During Monday’s annual pre-draft oppress conference, Pittsburgh Steelers general manager Kevin Colbert was asked about the future of the nose tackle position in the team’s defense now that it is viewed as being heavily devalued due to the way offenses are attacking with multiple wide receiver personnel groupings. Colbert certainly made his feelings known about the position and how it still has value league-wide.
“We’re still a base 34 team and the nose tackle is still part of the defense,” said Colbert. “We’ve talked about it numerous times in the offseason, he gets removed because of the matchups that you have to have schematically when people put three and four wide receivers in the games, so that occurred probably 75 percent of the time last year. So the nose tackle’s importance probably has diminished from a sheer numbers standpoint. He just won’t see the field as often as he has in the past, but there still will be times when you have to stop the run. We might be behind in the game and the other team’s going to decide to run the football and clock us out, and not get our offense back on the field. So we still have to able to stop it, it’s not like they’re completely extinct.”
Colbert continued on with his lengthy explanation.
“If some of those nose tackles types are in your defense, maybe not as starters, but as package players and they’re subbing in and out for some of the other guys that may be the starters in the sub package, they have to be able to respond to draws, because teams love to get you in three and four wides and get those big people off the field and then drop a draw on you and they get 15, 20 yards, and you’re behind the eight-ball again. So there’s still a spot for big people that can stop the run, probably just not as frequently as they have in the past.”

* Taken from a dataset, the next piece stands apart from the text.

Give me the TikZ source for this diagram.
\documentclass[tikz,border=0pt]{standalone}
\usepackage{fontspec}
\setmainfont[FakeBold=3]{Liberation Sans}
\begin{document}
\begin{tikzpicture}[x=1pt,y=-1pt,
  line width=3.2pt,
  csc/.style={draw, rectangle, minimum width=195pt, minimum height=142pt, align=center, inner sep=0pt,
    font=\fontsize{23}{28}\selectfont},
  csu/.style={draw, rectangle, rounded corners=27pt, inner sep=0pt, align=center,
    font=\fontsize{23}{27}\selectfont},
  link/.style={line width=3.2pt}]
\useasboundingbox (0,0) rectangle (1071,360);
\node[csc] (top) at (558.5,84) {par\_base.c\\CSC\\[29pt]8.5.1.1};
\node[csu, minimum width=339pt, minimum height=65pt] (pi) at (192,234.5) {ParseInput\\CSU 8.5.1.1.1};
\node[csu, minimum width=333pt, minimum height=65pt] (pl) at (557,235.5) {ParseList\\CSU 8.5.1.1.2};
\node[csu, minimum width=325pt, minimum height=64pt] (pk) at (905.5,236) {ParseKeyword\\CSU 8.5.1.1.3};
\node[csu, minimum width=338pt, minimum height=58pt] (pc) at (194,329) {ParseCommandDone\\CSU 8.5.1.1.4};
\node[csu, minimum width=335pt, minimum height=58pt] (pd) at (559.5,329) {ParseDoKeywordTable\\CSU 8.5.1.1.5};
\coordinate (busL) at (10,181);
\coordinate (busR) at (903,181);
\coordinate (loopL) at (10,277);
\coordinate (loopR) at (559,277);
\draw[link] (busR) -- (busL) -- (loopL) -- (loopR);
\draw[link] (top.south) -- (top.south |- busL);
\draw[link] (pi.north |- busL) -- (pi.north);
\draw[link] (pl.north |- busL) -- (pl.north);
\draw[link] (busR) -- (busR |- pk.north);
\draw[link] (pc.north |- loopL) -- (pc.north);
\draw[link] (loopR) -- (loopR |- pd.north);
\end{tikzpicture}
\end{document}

Colbert was then asked if some of the players in this year’s draft class who have been projected as nose tackles also appear to have the skills that would allow them to perhaps backup Steelers defensive ends Cameron Heyward and Stephon Tuitt in pass rushing situations as part of the team’s sub package defense.
“Yes, absolutely,” said Colbert. “I mean a lot of these kids have four or five, six sacks to go along with their ability to play the run because they’re doing it in college, just what we talked about. They might be rushing the passer. They can be a nose tackle in a conventional defense, but the majority of them are playing against spread offenses and have to rush the passer at some point.”
Those comments by Colbert are exactly why you have seen Alex Kozora and myself state several times that Baylor defensive tackle Andrew Billings should indeed be in consideration for the team’s first-round selection this year. Billings, as we have pointed out several times so far this offseason on the site, can indeed function as a sub package pass rusher with the Steelers should the team decide they want to lighten the load on both Heyward and Tuitt moving forward.
Even if the Steelers don’t wind up going defensive tackle in the first round this year, you can probably count on one being drafted somewhere in the first four rounds of the draft. Additionally, that player is likely to be considered a player who can not only stop the run as a base 3-4 nose tackle, but also one able to rush the passer on a limited basis in the team’s sub package defenses.
South Carolina State product Javon Hargrave is yet another early-round defensive player who seemingly would fit the Steelers needs when it comes to what Colbert described above. Like Billings, the Steelers have shown a lot of interest in Hargraves during the pre-draft process.
We’ll find out in a matter of a few days whether or not the Steelers will spend their first round draft pick this year on a defensive tackle and if they do, it shouldn’t come as a big surprise.